• **EXERCISE REQUIREMENTS**
Each line of the material must be returned exactly.
___
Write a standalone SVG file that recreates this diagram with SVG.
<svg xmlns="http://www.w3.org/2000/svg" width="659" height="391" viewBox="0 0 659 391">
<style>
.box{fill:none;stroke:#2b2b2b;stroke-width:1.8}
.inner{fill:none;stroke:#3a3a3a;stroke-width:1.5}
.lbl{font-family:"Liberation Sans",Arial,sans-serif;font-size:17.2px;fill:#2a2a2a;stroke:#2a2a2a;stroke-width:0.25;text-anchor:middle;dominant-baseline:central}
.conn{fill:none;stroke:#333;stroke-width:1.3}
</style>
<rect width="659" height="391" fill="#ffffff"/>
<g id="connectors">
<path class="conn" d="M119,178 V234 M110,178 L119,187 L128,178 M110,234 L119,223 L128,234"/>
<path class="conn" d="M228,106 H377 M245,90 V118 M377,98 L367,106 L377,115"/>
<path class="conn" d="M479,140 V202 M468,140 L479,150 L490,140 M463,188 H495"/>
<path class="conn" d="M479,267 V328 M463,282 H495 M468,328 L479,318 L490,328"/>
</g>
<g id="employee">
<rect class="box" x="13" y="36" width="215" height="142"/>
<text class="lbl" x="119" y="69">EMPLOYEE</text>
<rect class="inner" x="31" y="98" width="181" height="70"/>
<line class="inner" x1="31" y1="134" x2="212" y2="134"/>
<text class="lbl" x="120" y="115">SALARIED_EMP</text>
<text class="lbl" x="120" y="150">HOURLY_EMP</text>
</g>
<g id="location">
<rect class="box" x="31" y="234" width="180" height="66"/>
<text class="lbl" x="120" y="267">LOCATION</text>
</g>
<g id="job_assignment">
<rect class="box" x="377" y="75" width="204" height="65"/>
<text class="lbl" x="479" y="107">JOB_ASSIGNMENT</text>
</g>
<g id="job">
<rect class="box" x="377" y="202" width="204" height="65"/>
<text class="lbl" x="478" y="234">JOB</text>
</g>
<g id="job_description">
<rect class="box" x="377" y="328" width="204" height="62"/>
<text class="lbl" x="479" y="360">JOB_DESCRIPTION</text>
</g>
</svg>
___
• **THE OUTPUT**
Write a standalone SVG file that recreates this diagram with SVG.
<svg xmlns="http://www.w3.org/2000/svg" width="659" height="391" viewBox="0 0 659 391">
<style>
.box{fill:none;stroke:#2b2b2b;stroke-width:1.8}
.inner{fill:none;stroke:#3a3a3a;stroke-width:1.5}
.lbl{font-family:"Liberation Sans",Arial,sans-serif;font-size:17.2px;fill:#2a2a2a;stroke:#2a2a2a;stroke-width:0.25;text-anchor:middle;dominant-baseline:central}
.conn{fill:none;stroke:#333;stroke-width:1.3}
</style>
<rect width="659" height="391" fill="#ffffff"/>
<g id="connectors">
<path class="conn" d="M119,178 V234 M110,178 L119,187 L128,178 M110,234 L119,223 L128,234"/>
<path class="conn" d="M228,106 H377 M245,90 V118 M377,98 L367,106 L377,115"/>
<path class="conn" d="M479,140 V202 M468,140 L479,150 L490,140 M463,188 H495"/>
<path class="conn" d="M479,267 V328 M463,282 H495 M468,328 L479,318 L490,328"/>
</g>
<g id="employee">
<rect class="box" x="13" y="36" width="215" height="142"/>
<text class="lbl" x="119" y="69">EMPLOYEE</text>
<rect class="inner" x="31" y="98" width="181" height="70"/>
<line class="inner" x1="31" y1="134" x2="212" y2="134"/>
<text class="lbl" x="120" y="115">SALARIED_EMP</text>
<text class="lbl" x="120" y="150">HOURLY_EMP</text>
</g>
<g id="location">
<rect class="box" x="31" y="234" width="180" height="66"/>
<text class="lbl" x="120" y="267">LOCATION</text>
</g>
<g id="job_assignment">
<rect class="box" x="377" y="75" width="204" height="65"/>
<text class="lbl" x="479" y="107">JOB_ASSIGNMENT</text>
</g>
<g id="job">
<rect class="box" x="377" y="202" width="204" height="65"/>
<text class="lbl" x="478" y="234">JOB</text>
</g>
<g id="job_description">
<rect class="box" x="377" y="328" width="204" height="62"/>
<text class="lbl" x="479" y="360">JOB_DESCRIPTION</text>
</g>
</svg>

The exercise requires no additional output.